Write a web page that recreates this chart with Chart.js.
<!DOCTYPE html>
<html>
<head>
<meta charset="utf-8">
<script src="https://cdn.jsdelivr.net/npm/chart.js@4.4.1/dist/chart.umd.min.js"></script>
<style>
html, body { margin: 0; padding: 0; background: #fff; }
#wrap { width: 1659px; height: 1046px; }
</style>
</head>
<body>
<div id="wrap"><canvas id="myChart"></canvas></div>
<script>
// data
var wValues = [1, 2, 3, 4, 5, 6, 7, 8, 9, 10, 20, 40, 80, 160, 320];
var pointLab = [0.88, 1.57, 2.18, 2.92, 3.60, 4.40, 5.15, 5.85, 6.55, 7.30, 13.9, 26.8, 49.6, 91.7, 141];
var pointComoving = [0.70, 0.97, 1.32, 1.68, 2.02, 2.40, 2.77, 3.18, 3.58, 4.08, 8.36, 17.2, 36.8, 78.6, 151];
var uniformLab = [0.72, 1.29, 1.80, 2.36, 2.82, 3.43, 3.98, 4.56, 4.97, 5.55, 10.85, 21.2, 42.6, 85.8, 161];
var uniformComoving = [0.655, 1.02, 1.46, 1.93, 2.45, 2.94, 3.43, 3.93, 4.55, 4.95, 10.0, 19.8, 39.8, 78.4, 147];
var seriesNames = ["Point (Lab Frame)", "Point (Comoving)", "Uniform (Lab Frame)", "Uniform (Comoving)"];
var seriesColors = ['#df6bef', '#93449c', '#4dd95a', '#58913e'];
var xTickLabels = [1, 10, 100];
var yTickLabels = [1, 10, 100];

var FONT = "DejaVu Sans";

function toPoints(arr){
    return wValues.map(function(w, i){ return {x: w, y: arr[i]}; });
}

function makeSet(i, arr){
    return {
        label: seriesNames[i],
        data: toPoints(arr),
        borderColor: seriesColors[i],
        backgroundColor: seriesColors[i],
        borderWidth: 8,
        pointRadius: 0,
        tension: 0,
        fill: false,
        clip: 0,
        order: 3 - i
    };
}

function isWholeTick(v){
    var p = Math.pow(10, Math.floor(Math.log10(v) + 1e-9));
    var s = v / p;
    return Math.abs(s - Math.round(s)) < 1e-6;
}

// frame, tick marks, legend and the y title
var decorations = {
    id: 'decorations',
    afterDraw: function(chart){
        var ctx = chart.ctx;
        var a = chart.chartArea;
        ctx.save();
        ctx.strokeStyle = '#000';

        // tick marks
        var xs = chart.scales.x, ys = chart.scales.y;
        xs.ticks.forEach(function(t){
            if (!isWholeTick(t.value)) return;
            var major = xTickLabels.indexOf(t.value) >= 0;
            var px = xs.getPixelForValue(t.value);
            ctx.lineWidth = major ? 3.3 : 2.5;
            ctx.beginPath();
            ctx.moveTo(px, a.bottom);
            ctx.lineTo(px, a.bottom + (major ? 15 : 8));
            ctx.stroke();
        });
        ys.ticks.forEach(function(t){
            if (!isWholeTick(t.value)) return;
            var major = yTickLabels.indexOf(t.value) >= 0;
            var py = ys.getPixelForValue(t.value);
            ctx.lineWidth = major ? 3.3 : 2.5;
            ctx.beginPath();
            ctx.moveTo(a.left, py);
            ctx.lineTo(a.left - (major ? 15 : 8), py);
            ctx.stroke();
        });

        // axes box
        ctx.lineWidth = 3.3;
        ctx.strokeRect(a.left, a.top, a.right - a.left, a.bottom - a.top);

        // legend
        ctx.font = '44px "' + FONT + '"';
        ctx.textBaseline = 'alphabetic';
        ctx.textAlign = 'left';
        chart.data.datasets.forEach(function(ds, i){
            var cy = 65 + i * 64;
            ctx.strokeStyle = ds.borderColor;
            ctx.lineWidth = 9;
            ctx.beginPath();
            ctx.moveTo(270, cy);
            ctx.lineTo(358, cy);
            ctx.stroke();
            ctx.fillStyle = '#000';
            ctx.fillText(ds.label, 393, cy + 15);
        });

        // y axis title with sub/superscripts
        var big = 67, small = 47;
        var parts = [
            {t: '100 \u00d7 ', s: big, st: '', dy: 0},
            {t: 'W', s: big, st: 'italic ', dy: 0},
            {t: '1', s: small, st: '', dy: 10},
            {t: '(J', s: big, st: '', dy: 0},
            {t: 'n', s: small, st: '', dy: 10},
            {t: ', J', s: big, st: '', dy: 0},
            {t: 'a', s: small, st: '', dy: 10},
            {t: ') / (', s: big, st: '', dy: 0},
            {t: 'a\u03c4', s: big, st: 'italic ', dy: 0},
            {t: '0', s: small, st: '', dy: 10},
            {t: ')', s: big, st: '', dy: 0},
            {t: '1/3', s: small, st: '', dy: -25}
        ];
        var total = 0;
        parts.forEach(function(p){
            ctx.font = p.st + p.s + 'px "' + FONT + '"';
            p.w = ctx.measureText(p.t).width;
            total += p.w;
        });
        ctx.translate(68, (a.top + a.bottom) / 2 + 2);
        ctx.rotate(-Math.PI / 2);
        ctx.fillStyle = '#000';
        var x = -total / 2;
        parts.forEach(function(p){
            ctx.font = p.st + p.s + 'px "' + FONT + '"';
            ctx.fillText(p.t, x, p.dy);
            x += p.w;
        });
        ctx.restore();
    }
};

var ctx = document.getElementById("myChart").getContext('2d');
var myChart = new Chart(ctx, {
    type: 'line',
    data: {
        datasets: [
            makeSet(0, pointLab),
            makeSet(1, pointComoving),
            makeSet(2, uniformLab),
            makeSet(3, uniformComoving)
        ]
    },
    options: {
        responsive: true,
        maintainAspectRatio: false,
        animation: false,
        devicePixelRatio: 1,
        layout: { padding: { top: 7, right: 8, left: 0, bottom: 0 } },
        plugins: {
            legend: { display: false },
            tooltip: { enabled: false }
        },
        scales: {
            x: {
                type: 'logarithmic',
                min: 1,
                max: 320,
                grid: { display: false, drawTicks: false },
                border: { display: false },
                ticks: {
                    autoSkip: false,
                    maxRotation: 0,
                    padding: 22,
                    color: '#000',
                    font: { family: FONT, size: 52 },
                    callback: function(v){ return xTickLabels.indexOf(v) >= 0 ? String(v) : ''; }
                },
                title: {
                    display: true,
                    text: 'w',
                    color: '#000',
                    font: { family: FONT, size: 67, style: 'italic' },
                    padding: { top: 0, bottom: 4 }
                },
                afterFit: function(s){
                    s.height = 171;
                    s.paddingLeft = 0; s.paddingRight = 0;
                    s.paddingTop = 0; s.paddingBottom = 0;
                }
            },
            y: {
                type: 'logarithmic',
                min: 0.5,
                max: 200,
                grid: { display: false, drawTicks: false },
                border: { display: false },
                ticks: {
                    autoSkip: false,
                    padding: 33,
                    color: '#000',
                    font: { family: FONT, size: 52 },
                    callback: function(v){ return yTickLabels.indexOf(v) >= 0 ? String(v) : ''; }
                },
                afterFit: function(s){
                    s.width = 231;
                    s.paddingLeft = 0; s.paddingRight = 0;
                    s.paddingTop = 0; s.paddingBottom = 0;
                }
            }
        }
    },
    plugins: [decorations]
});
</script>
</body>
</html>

= INSTRUCTIONS FOR THE TASK =
Set out the complete listing exactly as shown.

= SOLUTION =
Write a web page that recreates this chart with Chart.js.
<!DOCTYPE html>
<html>
<head>
<meta charset="utf-8">
<script src="https://cdn.jsdelivr.net/npm/chart.js@4.4.1/dist/chart.umd.min.js"></script>
<style>
html, body { margin: 0; padding: 0; background: #fff; }
#wrap { width: 1659px; height: 1046px; }
</style>
</head>
<body>
<div id="wrap"><canvas id="myChart"></canvas></div>
<script>
// data
var wValues = [1, 2, 3, 4, 5, 6, 7, 8, 9, 10, 20, 40, 80, 160, 320];
var pointLab = [0.88, 1.57, 2.18, 2.92, 3.60, 4.40, 5.15, 5.85, 6.55, 7.30, 13.9, 26.8, 49.6, 91.7, 141];
var pointComoving = [0.70, 0.97, 1.32, 1.68, 2.02, 2.40, 2.77, 3.18, 3.58, 4.08, 8.36, 17.2, 36.8, 78.6, 151];
var uniformLab = [0.72, 1.29, 1.80, 2.36, 2.82, 3.43, 3.98, 4.56, 4.97, 5.55, 10.85, 21.2, 42.6, 85.8, 161];
var uniformComoving = [0.655, 1.02, 1.46, 1.93, 2.45, 2.94, 3.43, 3.93, 4.55, 4.95, 10.0, 19.8, 39.8, 78.4, 147];
var seriesNames = ["Point (Lab Frame)", "Point (Comoving)", "Uniform (Lab Frame)", "Uniform (Comoving)"];
var seriesColors = ['#df6bef', '#93449c', '#4dd95a', '#58913e'];
var xTickLabels = [1, 10, 100];
var yTickLabels = [1, 10, 100];

var FONT = "DejaVu Sans";

function toPoints(arr){
    return wValues.map(function(w, i){ return {x: w, y: arr[i]}; });
}

function makeSet(i, arr){
    return {
        label: seriesNames[i],
        data: toPoints(arr),
        borderColor: seriesColors[i],
        backgroundColor: seriesColors[i],
        borderWidth: 8,
        pointRadius: 0,
        tension: 0,
        fill: false,
        clip: 0,
        order: 3 - i
    };
}

function isWholeTick(v){
    var p = Math.pow(10, Math.floor(Math.log10(v) + 1e-9));
    var s = v / p;
    return Math.abs(s - Math.round(s)) < 1e-6;
}

// frame, tick marks, legend and the y title
var decorations = {
    id: 'decorations',
    afterDraw: function(chart){
        var ctx = chart.ctx;
        var a = chart.chartArea;
        ctx.save();
        ctx.strokeStyle = '#000';

        // tick marks
        var xs = chart.scales.x, ys = chart.scales.y;
        xs.ticks.forEach(function(t){
            if (!isWholeTick(t.value)) return;
            var major = xTickLabels.indexOf(t.value) >= 0;
            var px = xs.getPixelForValue(t.value);
            ctx.lineWidth = major ? 3.3 : 2.5;
            ctx.beginPath();
            ctx.moveTo(px, a.bottom);
            ctx.lineTo(px, a.bottom + (major ? 15 : 8));
            ctx.stroke();
        });
        ys.ticks.forEach(function(t){
            if (!isWholeTick(t.value)) return;
            var major = yTickLabels.indexOf(t.value) >= 0;
            var py = ys.getPixelForValue(t.value);
            ctx.lineWidth = major ? 3.3 : 2.5;
            ctx.beginPath();
            ctx.moveTo(a.left, py);
            ctx.lineTo(a.left - (major ? 15 : 8), py);
            ctx.stroke();
        });

        // axes box
        ctx.lineWidth = 3.3;
        ctx.strokeRect(a.left, a.top, a.right - a.left, a.bottom - a.top);

        // legend
        ctx.font = '44px "' + FONT + '"';
        ctx.textBaseline = 'alphabetic';
        ctx.textAlign = 'left';
        chart.data.datasets.forEach(function(ds, i){
            var cy = 65 + i * 64;
            ctx.strokeStyle = ds.borderColor;
            ctx.lineWidth = 9;
            ctx.beginPath();
            ctx.moveTo(270, cy);
            ctx.lineTo(358, cy);
            ctx.stroke();
            ctx.fillStyle = '#000';
            ctx.fillText(ds.label, 393, cy + 15);
        });

        // y axis title with sub/superscripts
        var big = 67, small = 47;
        var parts = [
            {t: '100 \u00d7 ', s: big, st: '', dy: 0},
            {t: 'W', s: big, st: 'italic ', dy: 0},
            {t: '1', s: small, st: '', dy: 10},
            {t: '(J', s: big, st: '', dy: 0},
            {t: 'n', s: small, st: '', dy: 10},
            {t: ', J', s: big, st: '', dy: 0},
            {t: 'a', s: small, st: '', dy: 10},
            {t: ') / (', s: big, st: '', dy: 0},
            {t: 'a\u03c4', s: big, st: 'italic ', dy: 0},
            {t: '0', s: small, st: '', dy: 10},
            {t: ')', s: big, st: '', dy: 0},
            {t: '1/3', s: small, st: '', dy: -25}
        ];
        var total = 0;
        parts.forEach(function(p){
            ctx.font = p.st + p.s + 'px "' + FONT + '"';
            p.w = ctx.measureText(p.t).width;
            total += p.w;
        });
        ctx.translate(68, (a.top + a.bottom) / 2 + 2);
        ctx.rotate(-Math.PI / 2);
        ctx.fillStyle = '#000';
        var x = -total / 2;
        parts.forEach(function(p){
            ctx.font = p.st + p.s + 'px "' + FONT + '"';
            ctx.fillText(p.t, x, p.dy);
            x += p.w;
        });
        ctx.restore();
    }
};

var ctx = document.getElementById("myChart").getContext('2d');
var myChart = new Chart(ctx, {
    type: 'line',
    data: {
        datasets: [
            makeSet(0, pointLab),
            makeSet(1, pointComoving),
            makeSet(2, uniformLab),
            makeSet(3, uniformComoving)
        ]
    },
    options: {
        responsive: true,
        maintainAspectRatio: false,
        animation: false,
        devicePixelRatio: 1,
        layout: { padding: { top: 7, right: 8, left: 0, bottom: 0 } },
        plugins: {
            legend: { display: false },
            tooltip: { enabled: false }
        },
        scales: {
            x: {
                type: 'logarithmic',
                min: 1,
                max: 320,
                grid: { display: false, drawTicks: false },
                border: { display: false },
                ticks: {
                    autoSkip: false,
                    maxRotation: 0,
                    padding: 22,
                    color: '#000',
                    font: { family: FONT, size: 52 },
                    callback: function(v){ return xTickLabels.indexOf(v) >= 0 ? String(v) : ''; }
                },
                title: {
                    display: true,
                    text: 'w',
                    color: '#000',
                    font: { family: FONT, size: 67, style: 'italic' },
                    padding: { top: 0, bottom: 4 }
                },
                afterFit: function(s){
                    s.height = 171;
                    s.paddingLeft = 0; s.paddingRight = 0;
                    s.paddingTop = 0; s.paddingBottom = 0;
                }
            },
            y: {
                type: 'logarithmic',
                min: 0.5,
                max: 200,
                grid: { display: false, drawTicks: false },
                border: { display: false },
                ticks: {
                    autoSkip: false,
                    padding: 33,
                    color: '#000',
                    font: { family: FONT, size: 52 },
                    callback: function(v){ return yTickLabels.indexOf(v) >= 0 ? String(v) : ''; }
                },
                afterFit: function(s){
                    s.width = 231;
                    s.paddingLeft = 0; s.paddingRight = 0;
                    s.paddingTop = 0; s.paddingBottom = 0;
                }
            }
        }
    },
    plugins: [decorations]
});
</script>
</body>
</html>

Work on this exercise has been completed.